The Alpine nation has authorised same-sex civil partnerships since 2007, though it is one of the last countries in Europe to outlaw same-sex marriage.

The amended law will make it possible for same-sex couples to get married, and to adopt children unrelated to them.

Married lesbian couples would also be allowed to have children through sperm donation, which is currently legal only for married heterosexual couples. It will also make it easier for foreign spouses of a Swiss individual to get citizenship.

Opponents of the law have faced criticism for allegedly using unfair tactics during their campaign.

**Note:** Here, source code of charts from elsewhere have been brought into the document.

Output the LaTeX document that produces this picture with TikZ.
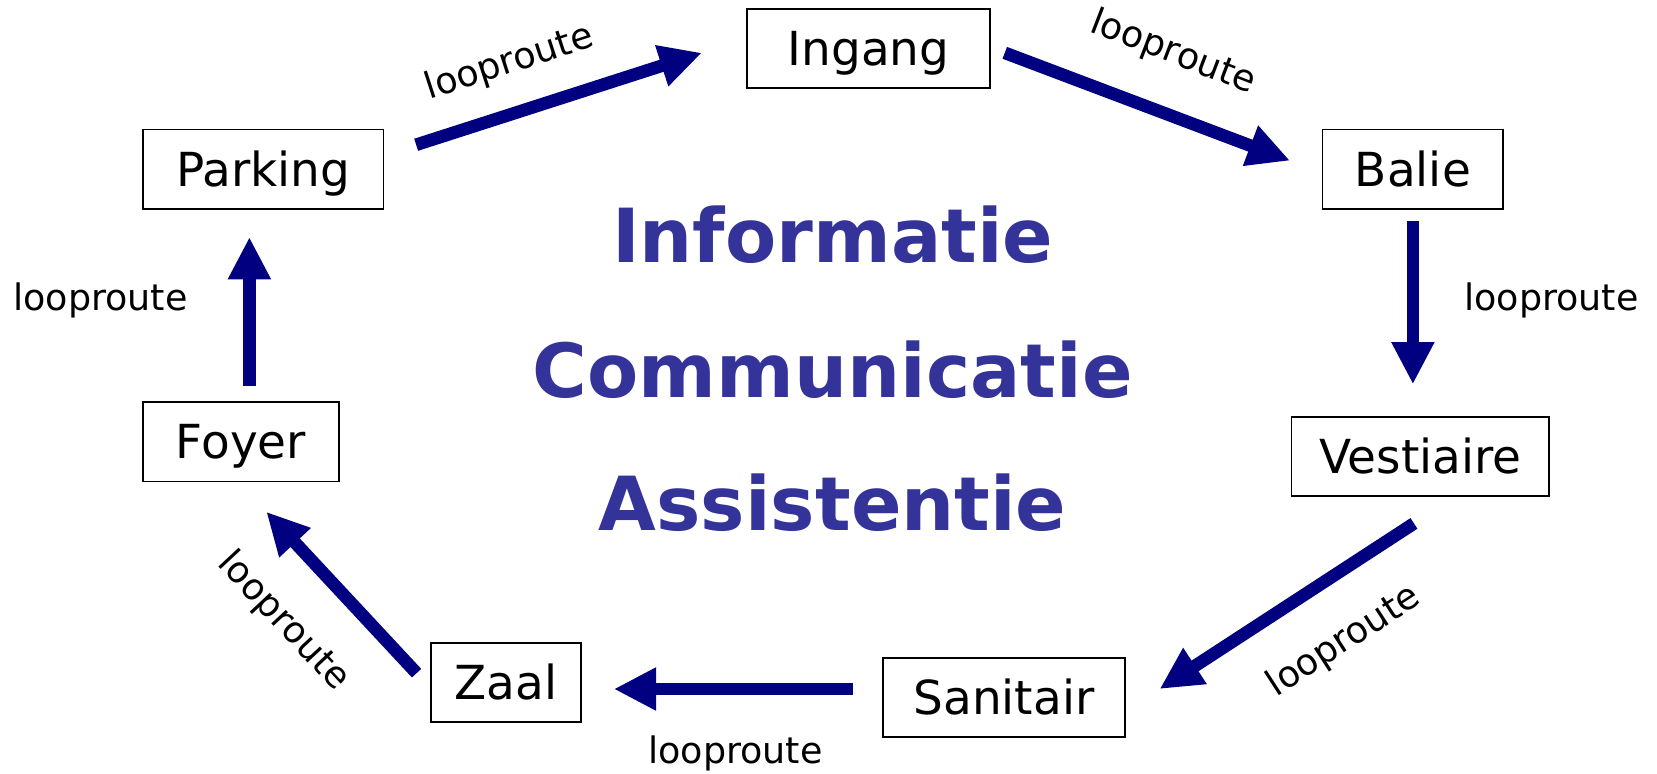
\documentclass[tikz,border=0pt]{standalone}
\usepackage{fontspec}
\setmainfont{DejaVu Sans}
\usetikzlibrary{arrows.meta,calc}
\definecolor{arrowblue}{HTML}{000080}
\definecolor{titleblue}{HTML}{333399}
\begin{document}
\begin{tikzpicture}[x=0.5pt,y=-0.5pt,
  box/.style={draw=black, line width=0.8pt, font=\fontsize{22.2}{27}\selectfont, minimum height=37.5pt, inner sep=0pt, text height=16.2pt, text depth=0pt},
  flow/.style={draw=arrowblue, line width=6pt, -{Triangle[length=20pt,width=19pt]}},
  lbl/.style={font=\fontsize{17.25}{20}\selectfont, inner sep=0pt},
  ttl/.style={font=\bfseries\fontsize{35.3}{42}\selectfont, text=titleblue, inner sep=0pt}]
\useasboundingbox (0,0) rectangle (1568,732);
\node[box, minimum width=115pt] (ingang) at (822,46) {Ingang};
\node[box, minimum width=114pt] (parking) at (249,160) {Parking};
\node[box, minimum width=85.5pt] (balie) at (1337,160) {Balie};
\node[box, minimum width=122pt] (vestiaire) at (1344,432) {Vestiaire};
\node[box, minimum width=93pt] (foyer) at (228,418) {Foyer};
\node[box, minimum width=71pt] (zaal) at (479,646) {Zaal};
\node[box, minimum width=114.5pt] (sanitair) at (950,660) {Sanitair};

\node[ttl] (t1) at (788,222) {Informatie};
\node[ttl] (t2) at (788,350) {Communicatie};
\node[ttl] (t3) at (788,476) {Assistentie};

\draw[flow] ($(parking.east)+(30,-23)$) -- ($(ingang.west)+(-42,4)$);
\draw[flow] ($(ingang.east)+(13,4)$) -- ($(balie.west)+(-30,-8)$);
\draw[flow] ($(balie.south)+(0,11)$) -- ($(vestiaire.north)+(-7,-30)$);
\draw[flow] ($(vestiaire.south)+(-6,25)$) -- ($(sanitair.east)+(32,-8)$);
\draw[flow] ($(sanitair.west)+(-28,-8)$) -- ($(zaal.east)+(30,6)$);
\draw[flow] ($(zaal.west)+(-13,-9)$) -- ($(foyer.south)+(24,28)$);
\draw[flow] ($(foyer.north)+(8,-14)$) -- ($(parking.south)+(-13,26)$);

\node[lbl, rotate=18] (l1) at (482,60) {looproute};
\node[lbl, rotate=-21] (l2) at (1110,50) {looproute};
\node[lbl] (l3) at (1468,284) {looproute};
\node[lbl, rotate=33] (l4) at (1272,607) {looproute};
\node[lbl] (l5) at (696,713) {looproute};
\node[lbl, rotate=-47] (l6) at (268,588) {looproute};
\node[lbl] (l7) at (95,284) {looproute};
\end{tikzpicture}
\end{document}
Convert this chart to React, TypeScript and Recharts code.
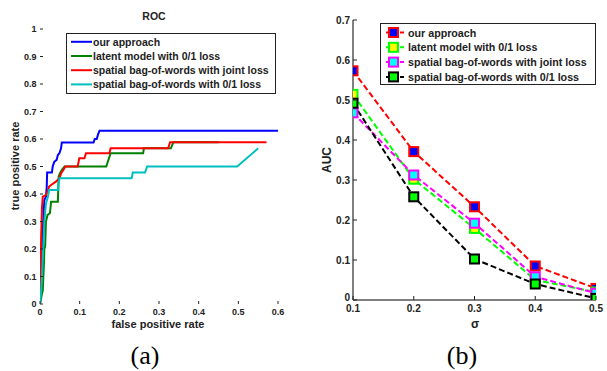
import React from 'react';
import { LineChart, Line, XAxis, YAxis, Legend } from 'recharts';

// ---------- (a) ROC data ----------
const rocXTicks = [0, 0.1, 0.2, 0.3, 0.4, 0.5, 0.6];
const rocYTicks = [0, 0.1, 0.2, 0.3, 0.4, 0.5, 0.6, 0.7, 0.8, 0.9, 1];

const oursFpr = [0, 0.003, 0.007, 0.011, 0.015, 0.017, 0.018, 0.03, 0.032, 0.036, 0.042, 0.045, 0.049, 0.053, 0.055, 0.135, 0.138, 0.143, 0.146, 0.15, 0.6];
const oursTpr = [0, 0.08, 0.27, 0.378, 0.39, 0.427, 0.478, 0.478, 0.5, 0.517, 0.524, 0.542, 0.548, 0.566, 0.587, 0.587, 0.6, 0.6, 0.615, 0.63, 0.63];

const latentFpr = [0, 0.004, 0.007, 0.01, 0.011, 0.013, 0.015, 0.019, 0.025, 0.028, 0.045, 0.046, 0.047, 0.05, 0.056, 0.062, 0.167, 0.178, 0.26, 0.262, 0.33, 0.336, 0.45];
const latentTpr = [0, 0.03, 0.05, 0.15, 0.2, 0.21, 0.3, 0.324, 0.33, 0.372, 0.372, 0.415, 0.463, 0.475, 0.49, 0.5, 0.5, 0.548, 0.548, 0.566, 0.566, 0.588, 0.588];

const jointFpr = [0, 0.001, 0.003, 0.005, 0.007, 0.015, 0.019, 0.023, 0.028, 0.04, 0.049, 0.053, 0.06, 0.064, 0.095, 0.099, 0.112, 0.116, 0.175, 0.178, 0.323, 0.328, 0.571];
const jointTpr = [0, 0.1, 0.25, 0.35, 0.39, 0.396, 0.408, 0.427, 0.433, 0.445, 0.457, 0.475, 0.49, 0.5, 0.5, 0.53, 0.53, 0.548, 0.548, 0.566, 0.566, 0.588, 0.588];

const zeroOneFpr = [0, 0.002, 0.005, 0.008, 0.011, 0.015, 0.02, 0.023, 0.046, 0.047, 0.049, 0.231, 0.234, 0.265, 0.27, 0.497, 0.55];
const zeroOneTpr = [0, 0.03, 0.1, 0.2, 0.3, 0.366, 0.39, 0.415, 0.415, 0.44, 0.457, 0.457, 0.478, 0.478, 0.5, 0.5, 0.566];

const rocNames = ['our approach', 'latent model with 0/1 loss', 'spatial bag-of-words with joint loss', 'spatial bag-of-words with 0/1 loss'];
const rocColors = ['#0000ff', '#008000', '#ff0000', '#00bfbf'];

// ---------- (b) AUC data ----------
const sigma = [0.1, 0.2, 0.3, 0.4, 0.5];
const aucYTicks = [0, 0.1, 0.2, 0.3, 0.4, 0.5, 0.6, 0.7];
const aucOurs = [0.573, 0.371, 0.233, 0.085, 0.029];
const aucLatent = [0.514, 0.302, 0.179, 0.05, 0.02];
const aucJoint = [0.468, 0.3125, 0.192, 0.058, 0.017];
const aucZeroOne = [0.492, 0.258, 0.1025, 0.04, 0.004];

const aucKeys = ['ours', 'latent', 'joint', 'zeroOne'];
const aucLineColors = ['#ff0000', '#00ff00', '#ff00ff', '#000000'];
const aucFillColors = ['#0000ff', '#ffff00', '#00ffff', '#00ff00'];

const zip = (xs: number[], ys: number[]) => xs.map((x, i) => ({ fpr: x, tpr: ys[i] }));
const rocData = [zip(oursFpr, oursTpr), zip(latentFpr, latentTpr), zip(jointFpr, jointTpr), zip(zeroOneFpr, zeroOneTpr)];

const aucRows = sigma.map((s, i) => ({
  s,
  ours: aucOurs[i],
  latent: aucLatent[i],
  joint: aucJoint[i],
  zeroOne: aucZeroOne[i],
}));

const FONT = 'Liberation Sans, Arial, Helvetica, sans-serif';
const INK = '#222';

const makeXTick = (len: number, gap: number, fs: number) => (p: any) => {
  const { x, y, payload, index } = p;
  return (
    <g key={`xt${index}`}>
      <line x1={x} x2={x} y1={y} y2={y - len} stroke={INK} strokeWidth={1} />
      <text x={x} y={y + gap} textAnchor="middle" dominantBaseline="central"
        style={{ fontFamily: FONT, fontSize: fs, fontWeight: 700, fill: INK }}>{String(payload.value)}</text>
    </g>
  );
};

const makeYTick = (len: number, gap: number, fs: number, dy = 0) => (p: any) => {
  const { x, y, payload, index } = p;
  return (
    <g key={`yt${index}`}>
      <line x1={x} x2={x + len} y1={y} y2={y} stroke={INK} strokeWidth={1} />
      <text x={x - gap} y={y + (payload.value === 0 ? dy : 0)} textAnchor="end" dominantBaseline="central"
        style={{ fontFamily: FONT, fontSize: fs, fontWeight: 700, fill: INK }}>{String(payload.value)}</text>
    </g>
  );
};

const RocLegend = () => (
  <svg width={210} height={61} style={{ display: 'block' }}>
    <rect x={0.5} y={0.5} width={209} height={60} fill="#fff" stroke={INK} strokeWidth={1} />
    {rocNames.map((n, i) => {
      const cy = 8.8 + i * 14.2;
      return (
        <g key={n}>
          <line x1={5} x2={26} y1={cy} y2={cy} stroke={rocColors[i]} strokeWidth={2} />
          <text x={27} y={cy} dominantBaseline="central"
            style={{ fontFamily: FONT, fontSize: 10.5, fontWeight: 700, fill: INK }}>{n}</text>
        </g>
      );
    })}
  </svg>
);

const AucLegend = () => (
  <svg width={216} height={62} style={{ display: 'block' }}>
    <rect x={0.5} y={0.5} width={215} height={61} fill="#fff" stroke={INK} strokeWidth={1} />
    {rocNames.map((n, i) => {
      const cy = 9.5 + i * 14.8;
      return (
        <g key={n}>
          <line x1={6} x2={26} y1={cy} y2={cy} stroke={aucLineColors[i]} strokeWidth={2} strokeDasharray="4 3" />
          <rect x={9} y={cy - 4.5} width={9} height={9} fill={aucFillColors[i]} stroke={aucLineColors[i]} strokeWidth={2} />
          <text x={28} y={cy} dominantBaseline="central"
            style={{ fontFamily: FONT, fontSize: 10.7, fontWeight: 700, fill: INK }}>{n}</text>
        </g>
      );
    })}
  </svg>
);

const makeSquare = (fill: string, stroke: string) => (p: any) => (
  <rect key={`sq${p.index}`} x={p.cx - 4.5} y={p.cy - 4.5} width={9} height={9} fill={fill} stroke={stroke} strokeWidth={2} />
);

const Abs = ({ x, y, rot = 0, style, children }: any) => (
  <div style={{
    position: 'absolute', left: x, top: y, transform: `translate(-50%,-50%) rotate(${rot}deg)`,
    whiteSpace: 'nowrap', lineHeight: 1, ...style,
  }}>{children}</div>
);

const labelStyle = { fontFamily: FONT, fontWeight: 700, color: INK };

export default function App() {
  return (
    <div style={{ position: 'absolute', left: 0, top: 0, width: 607, height: 371, background: '#fff', overflow: 'hidden' }}>
      <div style={{ position: 'absolute', left: 0, top: 0 }}>
        <LineChart width={300} height={371} margin={{ top: 29, right: 22, bottom: 47, left: 10 }}>
          <XAxis dataKey="fpr" type="number" domain={[0, 0.6]} ticks={rocXTicks} interval={0}
            height={20} axisLine={false} tickLine={false} tickSize={0} tickMargin={0}
            tick={makeXTick(3, 7.7, 9)} allowDataOverflow />
          <YAxis type="number" domain={[0, 1]} ticks={rocYTicks} interval={0}
            width={30} axisLine={false} tickLine={false} tickSize={0} tickMargin={0}
            tick={makeYTick(3, 3.5, 9)} allowDataOverflow />
          {rocData.map((d, i) => (
            <Line key={rocNames[i]} data={d} dataKey="tpr" name={rocNames[i]} type="linear"
              stroke={rocColors[i]} strokeWidth={2} dot={false} isAnimationActive={false} />
          ))}
          <Legend layout="vertical" align="center" verticalAlign="middle"
            wrapperStyle={{ left: 66, top: 33, width: 210, height: 61 }} content={() => <RocLegend />} />
        </LineChart>
      </div>

      <div style={{ position: 'absolute', left: 300, top: 0 }}>
        <LineChart width={307} height={371} data={aucRows} margin={{ top: 20, right: 11, bottom: 51, left: 13 }}>
          <XAxis xAxisId="b" dataKey="s" type="number" domain={[0.1, 0.5]} ticks={sigma} interval={0}
            height={20} axisLine={{ stroke: '#000' }} tickLine={false} tickSize={0} tickMargin={0}
            tick={makeXTick(4, 8.5, 10)} allowDataOverflow />
          <XAxis xAxisId="t" orientation="top" dataKey="s" type="number" domain={[0.1, 0.5]} ticks={sigma} interval={0}
            height={0} mirror axisLine={false} tick={false} tickLine={{ stroke: '#000' }} tickSize={4} allowDataOverflow />
          <YAxis yAxisId="l" type="number" domain={[0, 0.7]} ticks={aucYTicks} interval={0}
            width={40} axisLine={{ stroke: '#000' }} tickLine={false} tickSize={0} tickMargin={0}
            tick={makeYTick(4, 3, 10, -2.5)} allowDataOverflow />
          <YAxis yAxisId="r" orientation="right" type="number" domain={[0, 0.7]} ticks={aucYTicks} interval={0}
            width={0} mirror axisLine={{ stroke: '#000' }} tick={false} tickLine={{ stroke: '#000' }} tickSize={4} allowDataOverflow />
          {aucKeys.map((k, i) => (
            <Line key={k} xAxisId="b" yAxisId="l" dataKey={k} name={rocNames[i]} type="linear"
              stroke={aucLineColors[i]} strokeWidth={2} strokeDasharray="6 3"
              dot={makeSquare(aucFillColors[i], aucLineColors[i])} activeDot={false} isAnimationActive={false} />
          ))}
          <Legend layout="vertical" align="center" verticalAlign="middle"
            wrapperStyle={{ left: 80, top: 23, width: 216, height: 62 }} content={() => <AucLegend />} />
        </LineChart>
      </div>

      <Abs x={154} y={15.5} style={{ ...labelStyle, fontSize: 10.5 }}>ROC</Abs>
      <Abs x={15} y={166} rot={-90} style={{ ...labelStyle, fontSize: 11 }}>true positive rate</Abs>
      <Abs x={158} y={324} style={{ ...labelStyle, fontSize: 11 }}>false positive rate</Abs>
      <Abs x={327} y={160} rot={-90} style={{ ...labelStyle, fontSize: 12 }}>AUC</Abs>
      <Abs x={475} y={324} style={{ ...labelStyle, fontSize: 12 }}>σ</Abs>
      <Abs x={145} y={356} style={{ fontFamily: 'Liberation Serif, Times New Roman, serif', fontSize: 26, color: '#000' }}>(a)</Abs>
      <Abs x={462} y={356} style={{ fontFamily: 'Liberation Serif, Times New Roman, serif', fontSize: 26, color: '#000' }}>(b)</Abs>
    </div>
  );
}
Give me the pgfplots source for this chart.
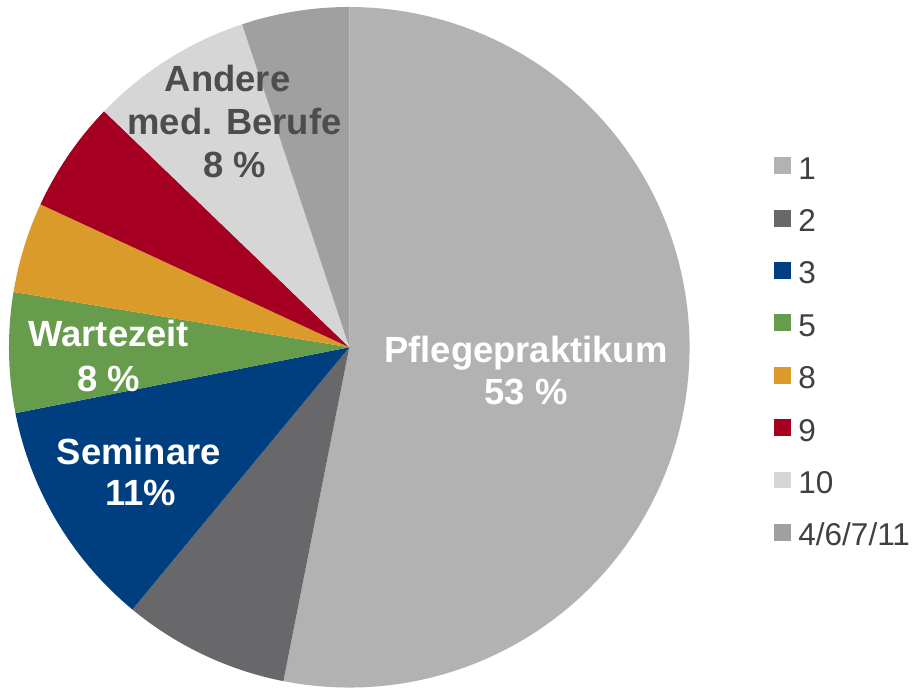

In a provocative campaign, activists used images of crying babies while LGBT hotlines were flooded with complaints and hostile emails. It marked a stark contrast to proponents waving “Yes, I do” rainbow flags at Zurich and Geneva pride parades.

Same-sex couple Corinne Guntern and Anouk Oswald, from Zurich, told the Reuters news agency that the vote represented an important milestone for their future.

“I want to be able to choose for myself if I want to marry this partner next to me and if it’s the right path for us to start a family,” said Ms Oswald, 30. “It’s important to show the younger generation you don’t need to hide.”

Ms Guntern, also 30, said it was not fair that a single woman could adopt a child while a same-sex couple could not.

“Today, if I reach a certain age and I’m single, regardless of my sexual orientation, I can be accepted into the adoption process and apply to adopt a child. But if I’m in a same-sex partnership, right now, I can’t,” she said.

“Of course, a child needs safety and love … but I don’t think it makes a difference whether that’s given by a straight or gay couple,” she added.

Most countries in Western Europe already recognise same-sex marriage. The Netherlands was the first country in the world to legalise same-sex marriage, in 2001, with Belgium following in 2003 and Spain in 2005.

A final result in the Swiss referendum is expected to be announced later on Sunday afternoon.